Data provided:
━━━━
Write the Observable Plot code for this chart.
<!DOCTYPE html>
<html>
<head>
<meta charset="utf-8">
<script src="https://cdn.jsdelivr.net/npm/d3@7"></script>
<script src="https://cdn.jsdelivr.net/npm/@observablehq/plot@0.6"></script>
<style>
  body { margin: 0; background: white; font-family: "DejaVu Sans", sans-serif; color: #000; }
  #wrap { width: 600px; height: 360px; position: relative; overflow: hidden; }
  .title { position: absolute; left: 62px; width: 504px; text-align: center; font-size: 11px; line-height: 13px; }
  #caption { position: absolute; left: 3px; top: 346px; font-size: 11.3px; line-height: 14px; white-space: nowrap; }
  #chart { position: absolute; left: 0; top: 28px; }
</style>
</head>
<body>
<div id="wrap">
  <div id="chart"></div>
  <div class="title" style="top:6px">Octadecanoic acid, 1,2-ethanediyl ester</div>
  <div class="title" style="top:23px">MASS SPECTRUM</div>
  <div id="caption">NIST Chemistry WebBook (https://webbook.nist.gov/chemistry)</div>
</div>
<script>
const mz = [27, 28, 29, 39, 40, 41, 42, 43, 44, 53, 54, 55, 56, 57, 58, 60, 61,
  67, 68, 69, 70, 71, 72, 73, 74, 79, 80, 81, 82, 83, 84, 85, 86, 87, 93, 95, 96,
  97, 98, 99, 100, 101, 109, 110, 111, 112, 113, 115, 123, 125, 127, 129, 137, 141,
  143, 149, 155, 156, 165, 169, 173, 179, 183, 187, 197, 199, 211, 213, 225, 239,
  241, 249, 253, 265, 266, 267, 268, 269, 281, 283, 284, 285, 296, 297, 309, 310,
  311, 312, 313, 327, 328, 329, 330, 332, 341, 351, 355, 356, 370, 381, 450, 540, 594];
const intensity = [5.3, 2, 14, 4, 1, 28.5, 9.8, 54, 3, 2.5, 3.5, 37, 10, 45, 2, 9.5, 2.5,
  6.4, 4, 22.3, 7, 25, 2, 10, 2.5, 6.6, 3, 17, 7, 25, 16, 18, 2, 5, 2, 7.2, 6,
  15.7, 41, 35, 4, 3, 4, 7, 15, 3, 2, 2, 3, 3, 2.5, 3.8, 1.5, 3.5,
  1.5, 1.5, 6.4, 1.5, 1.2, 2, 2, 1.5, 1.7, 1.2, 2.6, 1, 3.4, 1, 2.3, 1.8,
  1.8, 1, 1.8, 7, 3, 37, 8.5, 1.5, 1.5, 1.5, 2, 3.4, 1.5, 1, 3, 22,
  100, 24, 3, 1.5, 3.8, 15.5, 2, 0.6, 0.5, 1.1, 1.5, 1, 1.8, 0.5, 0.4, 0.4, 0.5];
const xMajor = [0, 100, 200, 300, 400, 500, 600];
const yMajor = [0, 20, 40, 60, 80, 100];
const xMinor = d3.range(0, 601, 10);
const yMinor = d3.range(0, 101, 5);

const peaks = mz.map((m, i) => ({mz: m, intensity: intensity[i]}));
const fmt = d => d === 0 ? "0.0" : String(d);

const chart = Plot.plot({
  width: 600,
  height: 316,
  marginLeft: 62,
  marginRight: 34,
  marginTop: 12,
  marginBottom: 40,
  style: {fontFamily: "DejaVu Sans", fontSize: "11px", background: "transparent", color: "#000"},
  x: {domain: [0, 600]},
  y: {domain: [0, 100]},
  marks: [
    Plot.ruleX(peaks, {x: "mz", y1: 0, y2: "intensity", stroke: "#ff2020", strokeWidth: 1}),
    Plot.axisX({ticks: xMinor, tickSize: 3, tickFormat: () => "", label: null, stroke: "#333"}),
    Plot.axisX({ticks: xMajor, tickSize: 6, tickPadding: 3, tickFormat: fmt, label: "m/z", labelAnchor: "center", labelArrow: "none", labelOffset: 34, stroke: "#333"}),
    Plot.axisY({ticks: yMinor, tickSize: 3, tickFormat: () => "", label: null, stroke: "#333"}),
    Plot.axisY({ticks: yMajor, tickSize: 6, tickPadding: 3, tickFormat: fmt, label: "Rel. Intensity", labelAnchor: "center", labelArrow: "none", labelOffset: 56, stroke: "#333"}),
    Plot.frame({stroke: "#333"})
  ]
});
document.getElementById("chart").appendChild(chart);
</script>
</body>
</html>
━━━━
Set exercise: Quote exactly the lines running from the start of the listing above through the line where "const yMinor = d3.range(0, 101, 5);" is found, and output no other lines.

Solution to this problem:
Write the Observable Plot code for this chart.
<!DOCTYPE html>
<html>
<head>
<meta charset="utf-8">
<script src="https://cdn.jsdelivr.net/npm/d3@7"></script>
<script src="https://cdn.jsdelivr.net/npm/@observablehq/plot@0.6"></script>
<style>
  body { margin: 0; background: white; font-family: "DejaVu Sans", sans-serif; color: #000; }
  #wrap { width: 600px; height: 360px; position: relative; overflow: hidden; }
  .title { position: absolute; left: 62px; width: 504px; text-align: center; font-size: 11px; line-height: 13px; }
  #caption { position: absolute; left: 3px; top: 346px; font-size: 11.3px; line-height: 14px; white-space: nowrap; }
  #chart { position: absolute; left: 0; top: 28px; }
</style>
</head>
<body>
<div id="wrap">
  <div id="chart"></div>
  <div class="title" style="top:6px">Octadecanoic acid, 1,2-ethanediyl ester</div>
  <div class="title" style="top:23px">MASS SPECTRUM</div>
  <div id="caption">NIST Chemistry WebBook (https://webbook.nist.gov/chemistry)</div>
</div>
<script>
const mz = [27, 28, 29, 39, 40, 41, 42, 43, 44, 53, 54, 55, 56, 57, 58, 60, 61,
  67, 68, 69, 70, 71, 72, 73, 74, 79, 80, 81, 82, 83, 84, 85, 86, 87, 93, 95, 96,
  97, 98, 99, 100, 101, 109, 110, 111, 112, 113, 115, 123, 125, 127, 129, 137, 141,
  143, 149, 155, 156, 165, 169, 173, 179, 183, 187, 197, 199, 211, 213, 225, 239,
  241, 249, 253, 265, 266, 267, 268, 269, 281, 283, 284, 285, 296, 297, 309, 310,
  311, 312, 313, 327, 328, 329, 330, 332, 341, 351, 355, 356, 370, 381, 450, 540, 594];
const intensity = [5.3, 2, 14, 4, 1, 28.5, 9.8, 54, 3, 2.5, 3.5, 37, 10, 45, 2, 9.5, 2.5,
  6.4, 4, 22.3, 7, 25, 2, 10, 2.5, 6.6, 3, 17, 7, 25, 16, 18, 2, 5, 2, 7.2, 6,
  15.7, 41, 35, 4, 3, 4, 7, 15, 3, 2, 2, 3, 3, 2.5, 3.8, 1.5, 3.5,
  1.5, 1.5, 6.4, 1.5, 1.2, 2, 2, 1.5, 1.7, 1.2, 2.6, 1, 3.4, 1, 2.3, 1.8,
  1.8, 1, 1.8, 7, 3, 37, 8.5, 1.5, 1.5, 1.5, 2, 3.4, 1.5, 1, 3, 22,
  100, 24, 3, 1.5, 3.8, 15.5, 2, 0.6, 0.5, 1.1, 1.5, 1, 1.8, 0.5, 0.4, 0.4, 0.5];
const xMajor = [0, 100, 200, 300, 400, 500, 600];
const yMajor = [0, 20, 40, 60, 80, 100];
const xMinor = d3.range(0, 601, 10);
const yMinor = d3.range(0, 101, 5);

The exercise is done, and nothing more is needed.